# Material provided start

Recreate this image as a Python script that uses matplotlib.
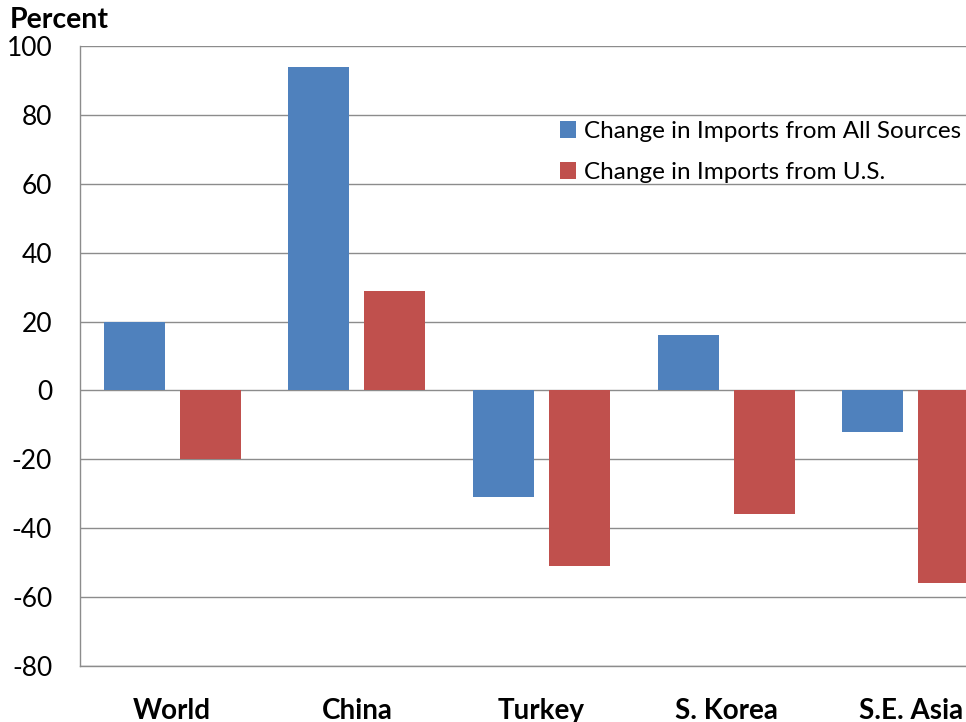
import matplotlib.pyplot as plt
import numpy as np

plt.rcParams['font.family'] = ['Lato', 'DejaVu Sans']
plt.rcParams['axes.unicode_minus'] = False

# data
regions = ['World', 'China', 'Turkey', 'S. Korea', 'S.E. Asia']
all_sources = [20, 94, -31, 16, -12]
from_us = [-20, 29, -51, -36, -56]

blue = '#4F81BD'
red = '#C0504D'
grid_c = '#8C8C8C'

fig = plt.figure(figsize=(9.66, 7.22), dpi=100)
ax = fig.add_axes([80 / 966, 1 - 666 / 722, 923 / 966, 620 / 722])

x = np.arange(len(regions))
w = 0.33
ax.bar(x - 0.206, all_sources, w, color=blue, label='Change in Imports from All Sources', zorder=3)
ax.bar(x + 0.206, from_us, w, color=red, label='Change in Imports from U.S.', zorder=3)

ax.set_xlim(-0.5, 4.5)
ax.set_ylim(-80, 100)
ax.set_yticks(range(-80, 101, 20))
ax.grid(axis='y', color=grid_c, linewidth=1, zorder=0)
ax.set_axisbelow(True)

for s in ['top', 'right']:
    ax.spines[s].set_visible(False)
for s in ['left', 'bottom']:
    ax.spines[s].set_color(grid_c)
    ax.spines[s].set_linewidth(1)

ax.set_xticks(x)
ax.set_xticklabels(regions, fontsize=20, fontweight='bold')
ax.tick_params(axis='x', length=0, pad=23)
ax.tick_params(axis='y', length=0, pad=20, labelsize=19)

fig.text(10 / 966, 1 - 20 / 722, 'Percent', fontsize=20.5, fontweight='bold', va='center', ha='left')

leg = ax.legend(loc='upper left', frameon=False, fontsize=17.5, handlelength=0.65, handleheight=0.65,
                handletextpad=0.35, labelspacing=0.82, borderpad=0, borderaxespad=0)
leg.set_bbox_to_anchor((560 / 966, 1 - 121 / 722), transform=fig.transFigure)

fig.savefig('out.png', dpi=100)
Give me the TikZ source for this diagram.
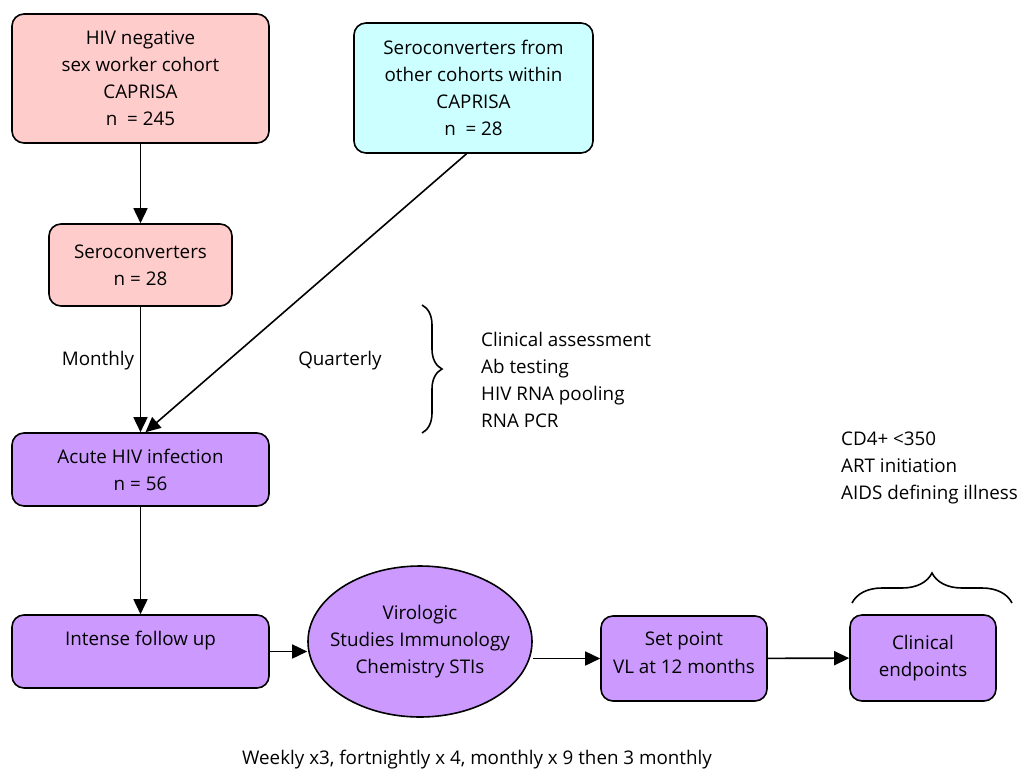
\documentclass[tikz,border=0pt]{standalone}
\usepackage{fontspec}
\setmainfont{Open Sans}
\usetikzlibrary{arrows.meta,decorations.pathreplacing,shapes.geometric}
\definecolor{pinkfill}{HTML}{FFCCCC}
\definecolor{cyanfill}{HTML}{CCFFFF}
\definecolor{lilacfill}{HTML}{CC99FF}

\begin{document}
\begin{tikzpicture}[x=1pt,y=-1pt,
    every node/.style={font=\fontsize{18.8}{27}\selectfont},
    box/.style={draw,line width=1.6pt,rounded corners=12pt,align=center,inner sep=0pt},
    arr/.style={line width=1.6pt,-{Triangle[length=15pt,width=14pt]}}]
  \useasboundingbox (0,0) rectangle (1024,771);

  \node[box,fill=pinkfill,minimum width=257pt,minimum height=129pt] (hivneg) at (140.5,78.5)
    {HIV negative\\sex worker cohort\\CAPRISA\\n~ = 245};
  \node[box,fill=cyanfill,minimum width=239pt,minimum height=130pt] (others) at (473.5,88)
    {Seroconverters from\\other cohorts within\\CAPRISA\\n~ = 28};
  \node[box,fill=pinkfill,minimum width=183pt,minimum height=82pt] (sero) at (140.5,265)
    {Seroconverters\\n = 28};
  \node[box,fill=lilacfill,minimum width=257pt,minimum height=73pt] (acute) at (140.5,469.5)
    {Acute HIV infection\\n = 56};
  \node[box,fill=lilacfill,minimum width=257pt,minimum height=73pt] (follow) at (140.5,651.5)
    {Intense follow up\\ ~};
  \node[draw,ellipse,line width=1.6pt,fill=lilacfill,align=center,inner ysep=0pt,inner xsep=-12pt,
    minimum width=224pt,minimum height=151pt] (studies) at (420,641.5)
    {Virologic\\Studies Immunology\\Chemistry STIs};
  \node[box,fill=lilacfill,minimum width=166pt,minimum height=85pt] (setpt) at (684,658.5)
    {\raisebox{12pt}{\shortstack{Set point\\[6pt]VL at 12 months}}};
  \node[box,fill=lilacfill,minimum width=146pt,minimum height=86pt] (endpts) at (923,658)
    {Clinical\\endpoints};

  \node (monthly) at (98,361) {Monthly};
  \node (quarterly) at (340,361) {Quarterly};

  \draw[arr] (hivneg) -- (sero);
  \draw[arr] (sero) -- (acute);
  \draw[arr] ([xshift=-7pt]others.south) -- ([xshift=5pt]acute.north);
  \draw[arr] (acute) -- (follow);
  \draw[arr] (follow.east) -- (follow.east -| studies.west);
  \draw[arr] (setpt.west -| studies.east) -- (setpt.west);
  \draw[arr] (setpt) -- (endpts);

  \draw[line width=1.6pt,decorate,decoration={brace,amplitude=20pt}] (422,305) -- (422,433);
  \node[anchor=west,align=left,inner sep=0pt] (tests) at (481,380)
    {Clinical assessment\\Ab testing\\HIV RNA pooling\\RNA PCR};
  \draw[line width=1.6pt,decorate,decoration={brace,amplitude=30pt}] (852,603) -- (1012,603);
  \node[anchor=west,align=left,inner sep=0pt] (outcomes) at (841,467.5)
    {CD4+ <350\\ART initiation\\AIDS defining illness};
  \node (schedule) at (477,760) {Weekly x3, fortnightly x 4, monthly x 9 then 3 monthly};
\end{tikzpicture}
\end{document}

# Material provided end

> **Task statement**: Copy the material above exactly and drop the pictures.

> **Full output**:
Recreate this image as a Python script that uses matplotlib.
import matplotlib.pyplot as plt
import numpy as np

plt.rcParams['font.family'] = ['Lato', 'DejaVu Sans']
plt.rcParams['axes.unicode_minus'] = False

# data
regions = ['World', 'China', 'Turkey', 'S. Korea', 'S.E. Asia']
all_sources = [20, 94, -31, 16, -12]
from_us = [-20, 29, -51, -36, -56]

blue = '#4F81BD'
red = '#C0504D'
grid_c = '#8C8C8C'

fig = plt.figure(figsize=(9.66, 7.22), dpi=100)
ax = fig.add_axes([80 / 966, 1 - 666 / 722, 923 / 966, 620 / 722])

x = np.arange(len(regions))
w = 0.33
ax.bar(x - 0.206, all_sources, w, color=blue, label='Change in Imports from All Sources', zorder=3)
ax.bar(x + 0.206, from_us, w, color=red, label='Change in Imports from U.S.', zorder=3)

ax.set_xlim(-0.5, 4.5)
ax.set_ylim(-80, 100)
ax.set_yticks(range(-80, 101, 20))
ax.grid(axis='y', color=grid_c, linewidth=1, zorder=0)
ax.set_axisbelow(True)

for s in ['top', 'right']:
    ax.spines[s].set_visible(False)
for s in ['left', 'bottom']:
    ax.spines[s].set_color(grid_c)
    ax.spines[s].set_linewidth(1)

ax.set_xticks(x)
ax.set_xticklabels(regions, fontsize=20, fontweight='bold')
ax.tick_params(axis='x', length=0, pad=23)
ax.tick_params(axis='y', length=0, pad=20, labelsize=19)

fig.text(10 / 966, 1 - 20 / 722, 'Percent', fontsize=20.5, fontweight='bold', va='center', ha='left')

leg = ax.legend(loc='upper left', frameon=False, fontsize=17.5, handlelength=0.65, handleheight=0.65,
                handletextpad=0.35, labelspacing=0.82, borderpad=0, borderaxespad=0)
leg.set_bbox_to_anchor((560 / 966, 1 - 121 / 722), transform=fig.transFigure)

fig.savefig('out.png', dpi=100)
Give me the TikZ source for this diagram.
\documentclass[tikz,border=0pt]{standalone}
\usepackage{fontspec}
\setmainfont{Open Sans}
\usetikzlibrary{arrows.meta,decorations.pathreplacing,shapes.geometric}
\definecolor{pinkfill}{HTML}{FFCCCC}
\definecolor{cyanfill}{HTML}{CCFFFF}
\definecolor{lilacfill}{HTML}{CC99FF}

\begin{document}
\begin{tikzpicture}[x=1pt,y=-1pt,
    every node/.style={font=\fontsize{18.8}{27}\selectfont},
    box/.style={draw,line width=1.6pt,rounded corners=12pt,align=center,inner sep=0pt},
    arr/.style={line width=1.6pt,-{Triangle[length=15pt,width=14pt]}}]
  \useasboundingbox (0,0) rectangle (1024,771);

  \node[box,fill=pinkfill,minimum width=257pt,minimum height=129pt] (hivneg) at (140.5,78.5)
    {HIV negative\\sex worker cohort\\CAPRISA\\n~ = 245};
  \node[box,fill=cyanfill,minimum width=239pt,minimum height=130pt] (others) at (473.5,88)
    {Seroconverters from\\other cohorts within\\CAPRISA\\n~ = 28};
  \node[box,fill=pinkfill,minimum width=183pt,minimum height=82pt] (sero) at (140.5,265)
    {Seroconverters\\n = 28};
  \node[box,fill=lilacfill,minimum width=257pt,minimum height=73pt] (acute) at (140.5,469.5)
    {Acute HIV infection\\n = 56};
  \node[box,fill=lilacfill,minimum width=257pt,minimum height=73pt] (follow) at (140.5,651.5)
    {Intense follow up\\ ~};
  \node[draw,ellipse,line width=1.6pt,fill=lilacfill,align=center,inner ysep=0pt,inner xsep=-12pt,
    minimum width=224pt,minimum height=151pt] (studies) at (420,641.5)
    {Virologic\\Studies Immunology\\Chemistry STIs};
  \node[box,fill=lilacfill,minimum width=166pt,minimum height=85pt] (setpt) at (684,658.5)
    {\raisebox{12pt}{\shortstack{Set point\\[6pt]VL at 12 months}}};
  \node[box,fill=lilacfill,minimum width=146pt,minimum height=86pt] (endpts) at (923,658)
    {Clinical\\endpoints};

  \node (monthly) at (98,361) {Monthly};
  \node (quarterly) at (340,361) {Quarterly};

  \draw[arr] (hivneg) -- (sero);
  \draw[arr] (sero) -- (acute);
  \draw[arr] ([xshift=-7pt]others.south) -- ([xshift=5pt]acute.north);
  \draw[arr] (acute) -- (follow);
  \draw[arr] (follow.east) -- (follow.east -| studies.west);
  \draw[arr] (setpt.west -| studies.east) -- (setpt.west);
  \draw[arr] (setpt) -- (endpts);

  \draw[line width=1.6pt,decorate,decoration={brace,amplitude=20pt}] (422,305) -- (422,433);
  \node[anchor=west,align=left,inner sep=0pt] (tests) at (481,380)
    {Clinical assessment\\Ab testing\\HIV RNA pooling\\RNA PCR};
  \draw[line width=1.6pt,decorate,decoration={brace,amplitude=30pt}] (852,603) -- (1012,603);
  \node[anchor=west,align=left,inner sep=0pt] (outcomes) at (841,467.5)
    {CD4+ <350\\ART initiation\\AIDS defining illness};
  \node (schedule) at (477,760) {Weekly x3, fortnightly x 4, monthly x 9 then 3 monthly};
\end{tikzpicture}
\end{document}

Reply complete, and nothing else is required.